What matters is not whether they represent or interpret the world, but whether they perform equivalent viability-oriented roles through the selective differentiation and regulation of relevant conditions.
This allows comparison across species without assuming a single cognitive architecture and avoids representational vocabulary that distorts biological phenomena.
For the broader philosophical treatment of normativity, agency, and biological reality in APS, see APS as Philosophy: A Viability-Oriented Account of Biological Reality
6. From Biological Cognition to Human Cognition
Human cognition is often treated as a separate domain requiring its own explanatory framework. This treatment typically relies on a hierarchical image in which cognition progresses from simple biological processes to increasingly complex or “higher” forms culminating in human thought.
APS rejects this framing. Cognition is not a ladder of increasing sophistication, nor a set of discrete levels. It is a continuous, scale-distributed feature of viability-oriented organisation.
From this perspective, human cognition is not a higher form set above other instances, but a distinctive configuration within the same organisational continuum. Its symbolic and linguistic capacities are particular ways in which viability-oriented activity is organised, not markers of a separate domain.
These configurations are not static. They are historically shaped organisations, stabilised and transformed across development and evolution as part of the ongoing dynamics of persistence.
7. Pre-Cognitive Traits Revisited
Traditional accounts often posit “pre-cognitive traits” as precursors to cognition. APS reframes these as lower-resolution organisations of the same viability-oriented differentiation and regulation.
They are not separate categories and do not form a hierarchical ladder. They are different organisational densities within a continuous biological spectrum.
8. Cognition, Agency, and Function
Cognition becomes fully intelligible within a triadic relation:
- Agency regulates viability
- Function operationalises viability
- Cognition structures the selective differentiation and regulation of viability-relevant differences
Cognition is not an addition to biological agency. It is the way agency becomes selectively responsive through the structured modulation of constraints. It is how organisms enact their own norms in a regulated and coordinated manner.
9. No Mentalism, No Metaphor
A common objection to biological accounts of cognition is that they rely on metaphor or anthropomorphism.
APS avoids this entirely. Cognitive terms track real organisational features of living systems. They describe how organisms differentiate, prioritise, and regulate the differences that matter for their continued existence.
This is not metaphorical extension. It is conceptual clarification grounded in the organisation of living systems.

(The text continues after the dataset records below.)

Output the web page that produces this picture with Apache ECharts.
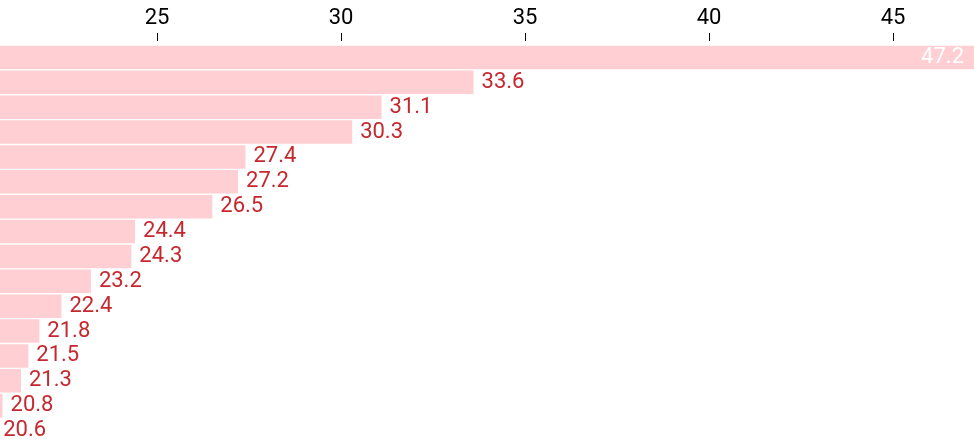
<!DOCTYPE html>
<html>
<head>
<meta charset="utf-8">
<style>
  html, body { margin: 0; padding: 0; background: #fff; }
  #chart { width: 974px; height: 446px; }
</style>
<script src="https://cdn.jsdelivr.net/npm/echarts@6/dist/echarts.min.js"></script>
</head>
<body>
<div id="chart"></div>
<script>
// categories have no visible names in the chart, so just ranks
var categories = ['1', '2', '3', '4', '5', '6', '7', '8', '9', '10', '11', '12', '13', '14', '15', '16'];
var values = [47.2, 33.6, 31.1, 30.3, 27.4, 27.2, 26.5, 24.4, 24.3, 23.2, 22.4, 21.8, 21.5, 21.3, 20.8, 20.6];
var tickValues = [25, 30, 35, 40, 45];

var barColor = '#ffcfd3';
var labelRed = '#c5282f';

var myChart = echarts.init(document.getElementById('chart'));

// first bar gets its label inside, in white
var barData = values.map(function (v, i) {
  if (i === 0) {
    return {
      value: v,
      label: { position: 'insideRight', color: '#fff', distance: 10 }
    };
  }
  return v;
});

var option = {
  animation: false,
  grid: { left: 0, right: 0, top: 45, bottom: 3, containLabel: false },
  xAxis: {
    type: 'value',
    position: 'top',
    min: 20.73,
    max: 47.2,
    offset: 4,
    splitLine: { show: false },
    axisLine: { show: false },
    axisTick: {
      show: true,
      length: 8,
      lineStyle: { color: '#000', width: 1 },
      customValues: tickValues
    },
    axisLabel: {
      show: true,
      margin: 12,
      color: '#000',
      fontSize: 22,
      fontFamily: 'Roboto',
      customValues: tickValues
    }
  },
  yAxis: {
    type: 'category',
    data: categories,
    inverse: true,
    show: false
  },
  series: [{
    type: 'bar',
    data: barData,
    // the smallest value is below the axis min; keep it (and its label) drawn
    clip: false,
    barCategoryGap: '6%',
    itemStyle: { color: barColor },
    label: {
      show: true,
      position: 'right',
      distance: 8,
      color: labelRed,
      fontSize: 22,
      fontFamily: 'Roboto'
    }
  }]
};

myChart.setOption(option);
</script>
</body>
</html>
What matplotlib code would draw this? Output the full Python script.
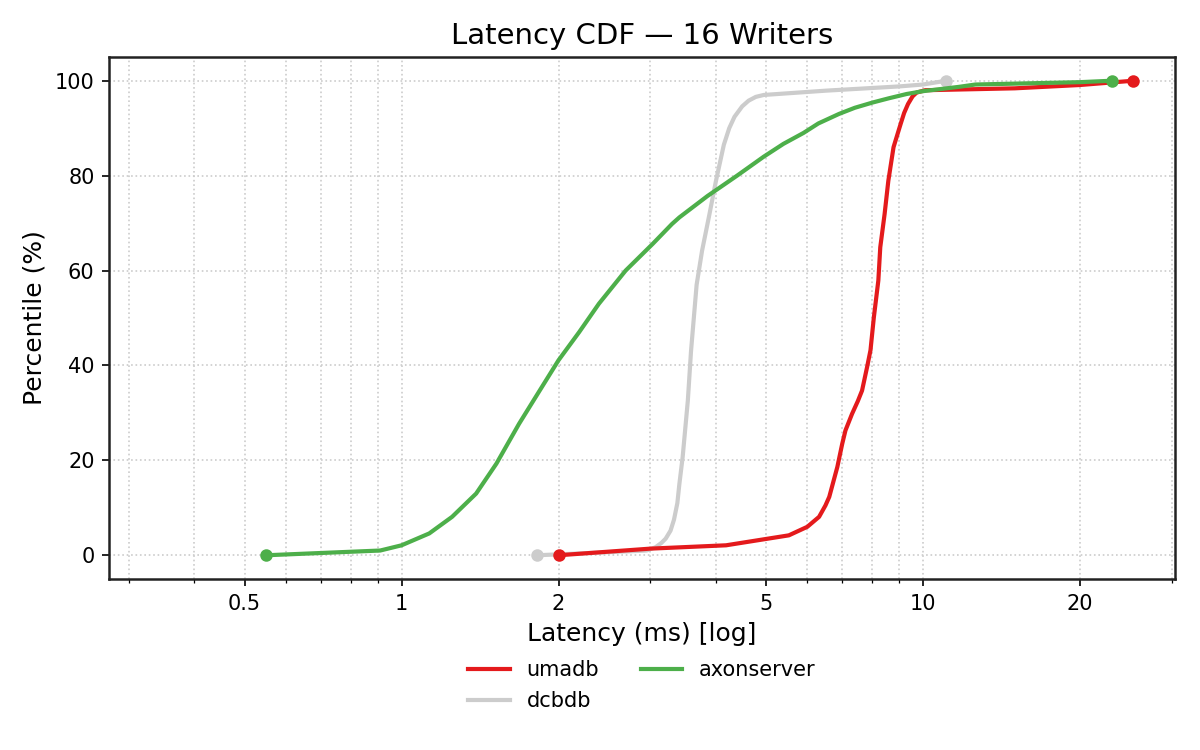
import matplotlib
matplotlib.use("Agg")
import matplotlib.pyplot as plt
from matplotlib.ticker import FixedLocator, FixedFormatter, LogLocator, NullFormatter

# latency (ms) / percentile (%)
umadb_ms = [2.0, 3.0, 4.19, 5.53, 6.0, 6.32, 6.5, 6.61, 6.85, 7.0, 7.1, 7.31, 7.5, 7.64, 7.81,
            7.93, 8.05, 8.21, 8.28, 8.44, 8.58, 8.78, 8.95, 9.06, 9.2, 9.36, 9.55, 9.72, 10.1,
            15.0, 20.0, 25.3]
umadb_pct = [0, 1.4, 2.1, 4.2, 6.0, 8.1, 10.5, 12.3, 18.6, 23.5, 26.3, 29.8, 32.5, 34.7, 39.6,
             43.2, 50.2, 57.9, 64.9, 71.9, 78.9, 86.0, 89.0, 90.9, 93.2, 95.1, 96.7, 97.5, 98.0,
             98.4, 99.1, 100]

dcbdb_ms = [1.82, 2.95, 3.07, 3.15, 3.21, 3.28, 3.33, 3.38, 3.41, 3.46, 3.54, 3.59, 3.68,
            3.77, 3.89, 4.01, 4.15, 4.25, 4.35, 4.5, 4.63, 4.78, 4.95, 6.5, 9.0, 10.0, 11.07]
dcbdb_pct = [0, 1.0, 1.7, 2.6, 3.5, 5.2, 7.5, 11.0, 15.0, 20.7, 32.6, 43.0, 57.0,
             64.2, 71.6, 79.0, 86.5, 90.0, 92.4, 94.6, 95.8, 96.6, 97.0, 97.9, 98.8, 99.2, 100]

axon_ms = [0.55, 0.91, 1.0, 1.13, 1.25, 1.39, 1.52, 1.68, 1.84, 2.0, 2.19, 2.39, 2.69,
           3.03, 3.3, 3.41, 3.86, 4.4, 4.95, 5.4, 5.9, 6.3, 6.9, 7.4, 8.0, 8.6, 9.3, 10.0,
           11.7, 12.6, 20.0, 23.0]
axon_pct = [0, 1.0, 2.1, 4.6, 8.1, 13.0, 19.3, 27.7, 34.7, 41.1, 47.0, 53.0, 60.0,
            65.6, 69.8, 71.2, 75.7, 80.0, 84.0, 86.7, 89.0, 91.0, 93.0, 94.3, 95.4, 96.3, 97.2,
            97.8, 98.7, 99.2, 99.7, 100]

series = [("umadb", umadb_ms, umadb_pct, "#e41a1c", 3),
          ("dcbdb", dcbdb_ms, dcbdb_pct, "#cccccc", 2),
          ("axonserver", axon_ms, axon_pct, "#4daf4a", 4)]

major_ticks = [0.5, 1, 2, 5, 10, 20]
major_labels = ["0.5", "1", "2", "5", "10", "20"]

fig, ax = plt.subplots(figsize=(8, 5), dpi=150)
fig.subplots_adjust(left=0.091, right=0.979, top=0.924, bottom=0.228)

for name, xs, ys, col, z in series:
    ax.plot(xs, ys, color=col, lw=2, label=name, zorder=z)
    ax.plot([xs[0], xs[-1]], [ys[0], ys[-1]], 'o', color=col, ms=5, zorder=z)

ax.set_xscale("log")
ax.set_xlim(0.275, 30.4)
ax.set_ylim(-5, 105)
ax.xaxis.set_major_locator(FixedLocator(major_ticks))
ax.xaxis.set_major_formatter(FixedFormatter(major_labels))
ax.xaxis.set_minor_locator(LogLocator(base=10, subs=range(2, 10)))
ax.xaxis.set_minor_formatter(NullFormatter())
ax.grid(True, which="both", linestyle=":", color="#cccccc", linewidth=0.8)

for s in ax.spines.values():
    s.set_color("#222222")
    s.set_linewidth(1.2)

ax.set_title("Latency CDF — 16 Writers", fontsize=14)
ax.set_xlabel("Latency (ms) [log]", fontsize=12)
ax.set_ylabel("Percentile (%)", fontsize=12)
ax.legend(loc="upper center", bbox_to_anchor=(0.5, -0.12), ncol=2, frameon=False, fontsize=10)

fig.savefig("out.png")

10. Why This Is Not Panpsychism
APS does not claim that all matter is cognitive or that cognition is a universal property of the physical world.
Cognition in APS is organisation-dependent. It arises only in systems that exhibit viability-oriented, constraint-closed organisation capable of selectively differentiating and regulating relevant conditions.
This distinguishes APS from panpsychism. Cognition is not attributed to matter as such, but to specific forms of organised activity through which systems regulate their own persistence.
The continuity described by APS is therefore biological, not metaphysical: cognition extends across living systems, but only where the organisational conditions of life are present.
11. Continuity Without Collapse
Cognition is continuous across life, but not uniform.
We can distinguish:
- biological cognition — viability-oriented differentiation and regulation
- animal cognition — sensorimotor and behavioural elaboration
- human cognition — symbolic and cultural elaboration
These distinctions do not mark sharp breaks. They track increasing organisational complexity within a single biological lineage.
12. The Core Claim
Cognition, in APS terms, is the structured, constraint-sensitive organisation through which living systems differentiate and regulate viability-relevant differences.
It is continuous with life itself and elaborated—rather than created—in the emergence of mind.